Em Foco 1408

A edição desta quinta-feira do Diario de Pernambuco trouxe um material que ninguém esperava e queria publicar. As mortes do ex-governador Eduardo Campos, do jornalista Carlos Percol e dos fotógrafos Alexandre Severo e Marcelo Lyra, além do assessor
Pedro Valadares Neto e dos pilotos Geraldo da Cunha e Marcos Martins foram sentidas de diferentes formas na redação. Além de um caderno especial, o desaparecimento de Eduardo Campos, candidato a presente pelo PSB, foi o tema do Em Foco, escrito por Luce Pereira.

Um dia de silêncio

O herdeiro político de Miguel Arraes se foi sem realizar seu maior sonho, mas como poucos teve o privilégio de ver amplamente aprovadas suas ideias e ações

Luce Pereira

É a certeza da finitude, na prática, que abala e emudece. Parecia que mais um 13 de agosto iria passar com os factuais pontuando as horas, a agenda nos levando de um lado para outro, a determinar o ritmo de uma rotina natural e sem sobressaltos. Mas, não. Antes que a manhã findasse e as conversas em torno dos assuntos mais triviais dominassem as mesas de almoço, uma notícia meio capenga começou a ganhar corpo.
A princípio, um helicóptero havia caído em Santos. Logo em seguida, o helicóptero fôra substituído por uma aeronave executiva.

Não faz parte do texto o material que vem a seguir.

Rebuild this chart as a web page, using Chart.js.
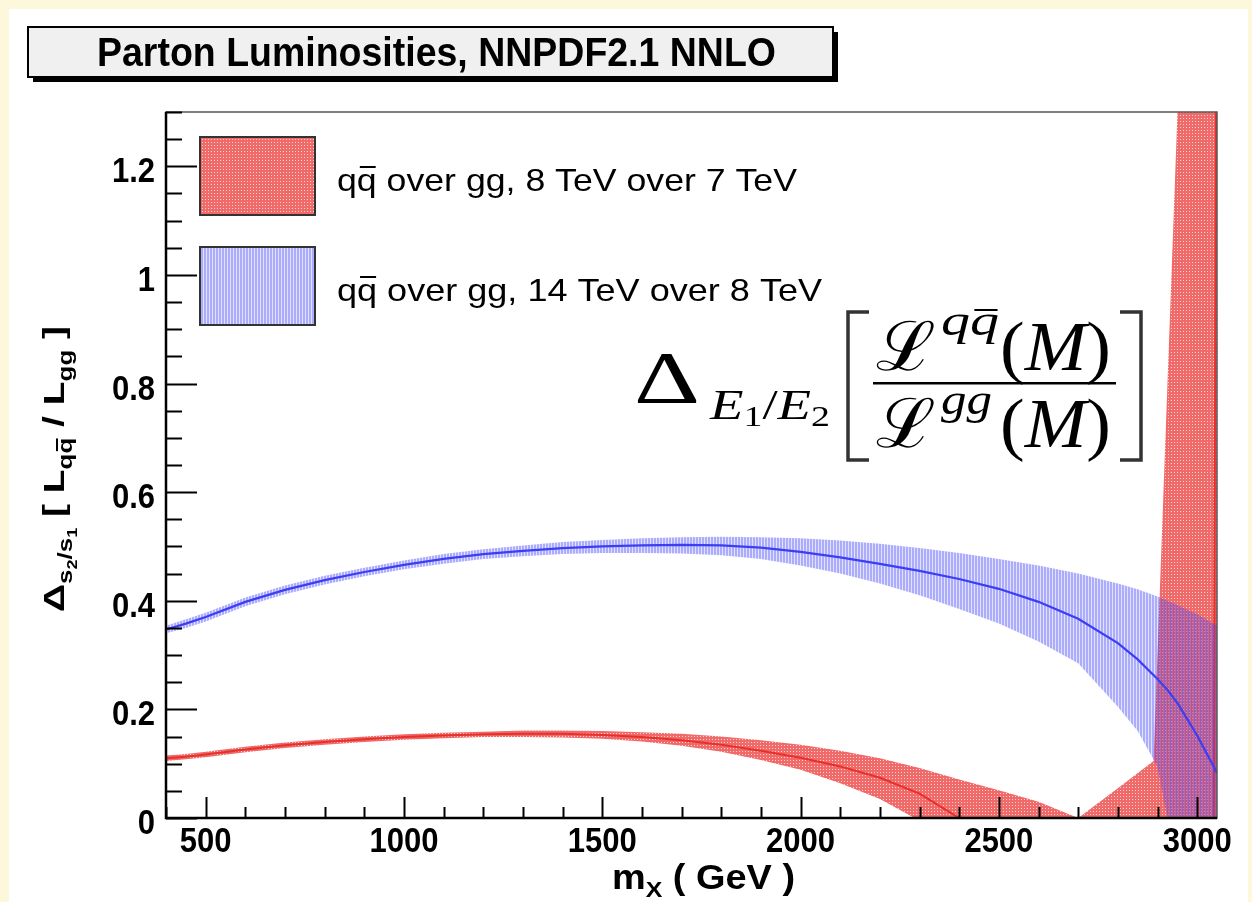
<!DOCTYPE html>
<html>
<head>
<meta charset="utf-8">
<title>Parton Luminosities, NNPDF2.1 NNLO</title>
<script src="https://cdn.jsdelivr.net/npm/chart.js@4.4.1/dist/chart.umd.min.js"></script>
<style>
  html, body { margin: 0; padding: 0; background: #fdf7dc; }
  #lumiChart { display: block; }
</style>
</head>
<body>
<canvas id="lumiChart" width="1252" height="902"></canvas>
<script>
// ─── Data ────────────────────────────────────────────────────
// qq̄ / gg luminosity ratio, 14 TeV over 8 TeV (central value + band)
const blueMass    = [400, 450, 500, 600, 700, 800, 900, 1000, 1100, 1200, 1300, 1400, 1500, 1600, 1700, 1800, 1900, 2000, 2100, 2200, 2300, 2400, 2500, 2600, 2700, 2800, 2850, 2900, 2925, 2950, 3000, 3050];
const blueCentral = [0.347, 0.358, 0.370, 0.398, 0.420, 0.438, 0.453, 0.466, 0.477, 0.486, 0.492, 0.497, 0.500, 0.502, 0.503, 0.502, 0.498, 0.490, 0.480, 0.468, 0.455, 0.440, 0.422, 0.398, 0.367, 0.322, 0.292, 0.256, 0.236, 0.212, 0.152, 0.083];
const blueUpper   = [0.354, 0.366, 0.378, 0.406, 0.428, 0.446, 0.461, 0.474, 0.486, 0.495, 0.502, 0.508, 0.512, 0.515, 0.517, 0.518, 0.517, 0.515, 0.511, 0.505, 0.497, 0.488, 0.477, 0.465, 0.450, 0.432, 0.421, 0.408, 0.400, 0.392, 0.375, 0.354];
const blueLower   = [0.340, 0.350, 0.362, 0.390, 0.412, 0.430, 0.445, 0.458, 0.468, 0.477, 0.482, 0.486, 0.488, 0.488, 0.487, 0.484, 0.477, 0.465, 0.450, 0.432, 0.410, 0.385, 0.358, 0.325, 0.285, 0.205, 0.160, 0.095, 0.0, -0.05, -0.15, -0.25];

// qq̄ / gg luminosity ratio, 8 TeV over 7 TeV
const redMass    = [400, 450, 500, 600, 700, 800, 900, 1000, 1100, 1200, 1300, 1400, 1500, 1600, 1700, 1800, 1900, 2000, 2100, 2200, 2300, 2400, 2500, 2600, 2700, 2800, 2890, 2960, 3000, 3040, 3050];
const redCentral = [0.110, 0.113, 0.117, 0.126, 0.134, 0.140, 0.145, 0.149, 0.152, 0.154, 0.155, 0.155, 0.153, 0.149, 0.143, 0.135, 0.124, 0.111, 0.095, 0.074, 0.045, 0.0, -0.06, -0.12, -0.2, -0.3, -0.4, -0.5, -0.55, -0.5, 2.0];
const redUpper   = [0.115, 0.118, 0.122, 0.131, 0.139, 0.145, 0.150, 0.154, 0.157, 0.159, 0.161, 0.161, 0.160, 0.158, 0.155, 0.150, 0.143, 0.135, 0.124, 0.110, 0.092, 0.071, 0.051, 0.030, 0.0, 0.055, 0.105, 1.49, 2.3, 3.1, 3.3];
const redLower   = [0.105, 0.108, 0.112, 0.121, 0.129, 0.135, 0.140, 0.144, 0.147, 0.149, 0.149, 0.148, 0.146, 0.141, 0.133, 0.122, 0.107, 0.089, 0.064, 0.035, -0.005, -0.05, -0.12, -0.2, -0.3, -0.4, -0.5, -0.6, -0.7, -0.75, -0.8];

// Axes
const massMin = 400, massMax = 3050;
const massTicks = [500, 1000, 1500, 2000, 2500, 3000];
const ratioMin = 0, ratioMax = 1.3;
const ratioTicks = [0, 0.2, 0.4, 0.6, 0.8, 1, 1.2];

const legendLabels = ["8 TeV over 7 TeV", "14 TeV over 8 TeV"];

// ─── Fill patterns ───────────────────────────────────────────
const canvas = document.getElementById("lumiChart");
const mainCtx = canvas.getContext("2d");

function makePattern(w, h, paint) {
  const tile = document.createElement("canvas");
  tile.width = w; tile.height = h;
  paint(tile.getContext("2d"));
  return mainCtx.createPattern(tile, "repeat");
}

// dotted red, like ROOT's fine hatch style
const redPattern = makePattern(3, 3, g => {
  g.fillStyle = "rgba(236,48,48,0.72)";
  g.fillRect(0, 0, 3, 3);
  g.clearRect(1, 1, 1, 1);
  g.fillStyle = "rgba(236,48,48,0.22)";
  g.fillRect(1, 1, 1, 1);
});

// vertical blue stripes, semi transparent so the overlap turns purple
const bluePattern = makePattern(3, 1, g => {
  g.fillStyle = "rgba(70,70,250,0.45)";
  g.fillRect(0, 0, 2, 1);
  g.fillStyle = "rgba(70,70,250,0.16)";
  g.fillRect(2, 0, 1, 1);
});

const pts = (xs, ys) => xs.map((x, i) => ({ x, y: ys[i] }));

// ─── Text helpers ────────────────────────────────────────────
const SANS = '"Liberation Sans", Arial, sans-serif';
const SERIF = '"Liberation Serif", "DejaVu Serif", serif';

function runsWidth(ctx, runs) {
  let w = 0;
  for (const r of runs) { ctx.font = r.font; w += ctx.measureText(r.text).width + (r.kern || 0); }
  return w;
}

// draws a row of text runs (sub/superscripts via dy, overline via bar)
function drawRuns(ctx, x, y, runs) {
  let cx = x;
  for (const r of runs) {
    ctx.font = r.font;
    const w = ctx.measureText(r.text).width;
    const by = y + (r.dy || 0);
    ctx.fillText(r.text, cx, by);
    if (r.bar) ctx.fillRect(cx + w * 0.15, by - r.bar, w * 0.8, r.barW || 2);
    cx += w + (r.kern || 0);
  }
  return cx;
}

// same, stretched horizontally so the row spans [x0, x1]; sy stretches vertically
function drawFitted(ctx, x0, x1, y, runs, sy = 1) {
  const w = runsWidth(ctx, runs);
  ctx.save();
  ctx.translate(x0, y);
  ctx.scale((x1 - x0) / w, sy);
  drawRuns(ctx, 0, 0, runs);
  ctx.restore();
}

// ─── Decorations: frame, ticks, titles, legend, formula ──────
const luminosityDecor = {
  id: "luminosityDecor",
  beforeDraw(chart) {
    const { ctx, width, height } = chart;
    ctx.save();
    ctx.fillStyle = "#fdf7dc";
    ctx.fillRect(0, 0, width, height);
    ctx.fillStyle = "#ffffff";
    ctx.fillRect(9, 9, width - 13, height - 9);
    ctx.restore();
  },
  afterDatasetsDraw(chart) {
    const { ctx, chartArea: a, scales: { x, y } } = chart;
    ctx.save();
    // frame
    ctx.strokeStyle = "#555";
    ctx.lineWidth = 1.5;
    ctx.strokeRect(a.left, a.top, a.right - a.left, a.bottom - a.top);

    ctx.strokeStyle = "#000";
    ctx.lineWidth = 2;
    ctx.beginPath();
    // x ticks, drawn inward
    for (let m = 400; m <= massMax; m += 100) {
      const px = Math.round(x.getPixelForValue(m)) + 0.5;
      const len = massTicks.includes(m) ? 21 : 11;
      ctx.moveTo(px, a.bottom);
      ctx.lineTo(px, a.bottom - len);
    }
    // y ticks
    for (let k = 0; k * 0.05 <= ratioMax + 1e-9; k++) {
      const py = Math.round(y.getPixelForValue(k * 0.05)) + 0.5;
      const len = k % 4 === 0 ? 31 : 16;
      ctx.moveTo(a.left, py);
      ctx.lineTo(a.left + len, py);
    }
    ctx.stroke();

    // axis lines
    ctx.lineWidth = 2.5;
    ctx.beginPath();
    ctx.moveTo(a.left, a.top);
    ctx.lineTo(a.left, a.bottom);
    ctx.lineTo(a.right, a.bottom);
    ctx.stroke();

    // tick labels (tall bold face)
    ctx.fillStyle = "#000";
    ctx.font = `bold 31px ${SANS}`;
    ctx.textAlign = "center";
    for (const m of massTicks) {
      ctx.save();
      ctx.translate(x.getPixelForValue(m), 852);
      ctx.scale(1, 1.12);
      ctx.fillText(String(m), 0, 0);
      ctx.restore();
    }
    ctx.textAlign = "right";
    for (const v of ratioTicks) {
      ctx.save();
      ctx.translate(155, y.getPixelForValue(v) + 16);
      ctx.scale(1, 1.12);
      ctx.fillText(String(v), 0, 0);
      ctx.restore();
    }
    ctx.restore();
  },
  afterDraw(chart) {
    const { ctx } = chart;
    ctx.save();
    ctx.fillStyle = "#000";
    ctx.textBaseline = "alphabetic";
    ctx.textAlign = "left";

    // title box with drop shadow
    ctx.fillRect(33, 32, 805, 50);
    ctx.fillStyle = "#f0f0f0";
    ctx.fillRect(28, 27, 805, 50);
    ctx.strokeStyle = "#000";
    ctx.lineWidth = 2;
    ctx.strokeRect(28, 27, 805, 50);
    ctx.fillStyle = "#000";
    drawFitted(ctx, 97, 776, 66, [{ text: "Parton Luminosities, NNPDF2.1 NNLO", font: `bold 37px ${SANS}` }], 1.08);

    // legend
    const boxes = [{ pat: redPattern, top: 137, right: 797 }, { pat: bluePattern, top: 247, right: 822 }];
    boxes.forEach((b, i) => {
      ctx.fillStyle = "#fff";
      ctx.fillRect(200, b.top, 115, 78);
      ctx.fillStyle = b.pat;
      ctx.fillRect(200, b.top, 115, 78);
      ctx.strokeStyle = "#333";
      ctx.lineWidth = 2;
      ctx.strokeRect(200, b.top, 115, 78);
      ctx.fillStyle = "#000";
      const f = `32px ${SANS}`;
      drawFitted(ctx, 337, b.right, b.top + 54, [
        { text: "q", font: f },
        { text: "q", font: f, bar: 25 },
        { text: " over gg, " + legendLabels[i], font: f }
      ]);
    });

    // x axis title
    const bx = `bold 32px ${SANS}`;
    drawFitted(ctx, 612, 795, 889, [
      { text: "m", font: bx },
      { text: "X", font: `bold 21px ${SANS}`, dy: 7 },
      { text: " ( GeV )", font: bx }
    ], 1.08);

    // y axis title, rotated
    ctx.save();
    ctx.translate(64, 0);
    ctx.rotate(-Math.PI / 2);
    const by = `bold 30px ${SANS}`, bs = `bold 20px ${SANS}`, bss = `bold 14px ${SANS}`;
    drawFitted(ctx, -612, -326, 0, [
      { text: "Δ", font: by },
      { text: "s", font: bs, dy: 8 },
      { text: "2", font: bss, dy: 13 },
      { text: "/", font: bs, dy: 8 },
      { text: "s", font: bs, dy: 8 },
      { text: "1", font: bss, dy: 13 },
      { text: " [ L", font: by },
      { text: "q", font: bs, dy: 8 },
      { text: "q", font: bs, dy: 8, bar: 16 },
      { text: " / L", font: by },
      { text: "gg", font: bs, dy: 8 },
      { text: " ]", font: by }
    ]);
    ctx.restore();

    // formula: Δ_{E1/E2} [ L^{qq̄}(M) / L^{gg}(M) ]
    drawFitted(ctx, 634, 700, 403, [{ text: "Δ", font: `74px ${SERIF}` }]);
    const sub = `italic 42px ${SERIF}`, subN = `29px ${SERIF}`;
    drawFitted(ctx, 710, 830, 403, [
      { text: "E", font: sub, dy: 16 },
      { text: "1", font: subN, dy: 23 },
      { text: "/", font: `42px ${SERIF}`, dy: 16 },
      { text: "E", font: sub, dy: 16 },
      { text: "2", font: subN, dy: 23 }
    ]);
    ctx.lineWidth = 3.5;
    ctx.beginPath();
    ctx.moveTo(869, 312); ctx.lineTo(848, 312); ctx.lineTo(848, 460); ctx.lineTo(869, 460);
    ctx.moveTo(1120, 312); ctx.lineTo(1141, 312); ctx.lineTo(1141, 460); ctx.lineTo(1120, 460);
    ctx.stroke();
    ctx.fillRect(873, 382, 243, 2.5);

    const L = `68px ${SERIF}`, it = `italic 70px ${SERIF}`, sup = `italic 44px ${SERIF}`, up = `70px ${SERIF}`;
    const parenM = [{ text: "(", font: up }, { text: "M", font: it }, { text: ")", font: up }];
    // numerator
    drawFitted(ctx, 876, 936, 370, [{ text: "ℒ", font: L }]);
    drawFitted(ctx, 941, 999, 335, [
      { text: "q", font: sup },
      { text: "q", font: sup, bar: 26 }
    ]);
    drawFitted(ctx, 1000, 1111, 370, parenM);
    // denominator
    drawFitted(ctx, 876, 936, 447, [{ text: "ℒ", font: L }]);
    drawFitted(ctx, 941, 992, 414, [{ text: "gg", font: sup }]);
    drawFitted(ctx, 1000, 1111, 447, parenM);
    ctx.restore();
  }
};

// ─── Chart ───────────────────────────────────────────────────
new Chart(canvas, {
  type: "line",
  data: {
    datasets: [
      { label: "red upper", data: pts(redMass, redUpper), fill: "+1", backgroundColor: redPattern,
        borderWidth: 0, borderColor: "transparent", pointRadius: 0, tension: 0, order: 4 },
      { label: "red lower", data: pts(redMass, redLower), fill: false,
        borderWidth: 0, borderColor: "transparent", pointRadius: 0, tension: 0, order: 4 },
      { label: "red central", data: pts(redMass, redCentral), fill: false,
        borderWidth: 2, borderColor: "#e6302a", pointRadius: 0, tension: 0, order: 3 },
      { label: "blue upper", data: pts(blueMass, blueUpper), fill: "+1", backgroundColor: bluePattern,
        borderWidth: 0, borderColor: "transparent", pointRadius: 0, tension: 0, order: 2 },
      { label: "blue lower", data: pts(blueMass, blueLower), fill: false,
        borderWidth: 0, borderColor: "transparent", pointRadius: 0, tension: 0, order: 2 },
      { label: "blue central", data: pts(blueMass, blueCentral), fill: false,
        borderWidth: 2.2, borderColor: "#3d3df2", pointRadius: 0, tension: 0, order: 1 }
    ]
  },
  options: {
    responsive: false,
    devicePixelRatio: 1,
    animation: false,
    events: [],
    layout: { padding: { top: 112, right: 35, left: 0, bottom: 0 } },
    plugins: { legend: { display: false }, tooltip: { enabled: false }, title: { display: false } },
    scales: {
      x: {
        type: "linear",
        min: massMin,
        max: massMax,
        grid: { display: false, drawTicks: false },
        border: { display: false },
        afterBuildTicks: s => { s.ticks = massTicks.map(v => ({ value: v })); },
        afterFit: s => { s.height = 84; },
        ticks: { display: false }
      },
      y: {
        type: "linear",
        min: ratioMin,
        max: ratioMax,
        grid: { display: false, drawTicks: false },
        border: { display: false },
        afterBuildTicks: s => { s.ticks = ratioTicks.map(v => ({ value: v })); },
        afterFit: s => { s.width = 166; },
        ticks: { display: false }
      }
    }
  },
  plugins: [luminosityDecor]
});
</script>
</body>
</html>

E pouco depois, imagens de uma densa nuvem de fumaça escura em um bairro de Santos, o Boqueirão, chegavam às redações. Bombeiros, gente correndo, um deus-nos-acuda precediam a notícia: o ex-governador de Pernambuco e candidato a presidente da República, Eduardo Campos, estava morto.
“Você tem certeza?” foi a frase mais dita e ouvida durante toda a manhã, enquanto a tragédia ganhava o país e o mundo em manchetes graúdas. Menos pelo inusitado do acontecimento e muito mais pela dimensão que a figura política do ex-governador vinha assumindo nos últimos tempos. Até lá fora, seu trabalho já havia conquistado reconhecimento. Em 27 de junho de 2013, o governo de Pernambuco recebia, pela segunda vez, prêmio da ONU, em Nova York, pela gestão do Pacto pela Vida, a maior aposta de Campos para a área de Segurança.
O fato é que aquele candidato que na noite anterior respondia com certa tranquilidade e desenvoltura às perguntas de jornalistas da maior emissora de TV do país não existia mais. O amigo que abandonou a agenda política para vir dizer adeus ao mestre Ariano Suassuna, no dia 24 passado, com a voz cortada pela emoção da despedida, tinha saído de cena. Foi-se depois de deixar no ar uma frase emblemática, na entrevista da noite anterior: “Não podemos desistir do Brasil”.
À confirmação da notícia seguiu-se um silêncio cheio de espanto. Porque, independentemente das conquistas de Eduardo no campo político – e elas foram muitas – era um jovem cheio de planos para o futuro a deixar a vida, um a menos na cada vez mais reduzida casta de homens públicos dispostos a encarar desafios gigantescos em nome de sonhos abertamente acalentados.
E a noite, marcada pelo incessante noticiário sobre o acidente, não diminuiu a incredulidade, o choque, a sensação de letargia. Há de ser assim até que todos os rituais de despedida se consumem e a realidade reassuma seu posto, deixando ainda mais evidente a certeza de que o próximo minuto pode ser tão improvável quanto a chance de alcançar um sonho. O herdeiro político de Miguel Arraes deixou de realizar o seu maior, mas como poucos teve o privilégio de ver suas ideias e ações amplamente aprovadas, num sinal claro de sintonia com a população do seu estado.
Sobre a era Eduardo Campos, independentemente da questão político-partidária, o que a História vai dizer é que, sim, Pernambuco foi instado a se colocar diante do espelho e se viu mais à vontade em um novo figurino de desenvolvimento. Sem questionar a natureza do modelo ou as vias pelas quais se chegou a ele, o fato é que, num dado momento, o estado cresceu mais do que o Brasil, embora com tantas carências ainda a serem reclamadas e repetidamente expostas.
Mas, esqueçamos o político. Lembremos da juventude de Eduardo, que se expressava sempre através do sorriso largo, ignorando o minuto da ordem implícita para o recolhimento dos sonhos. E apostemos que ela vá servir de exemplo para que outros ainda mais jovens se aventurem, sinceramente, na tarefa de construir dias melhores. Porque, no fim das contas, é preciso “coração de estudante” para sonhar tão grande assim.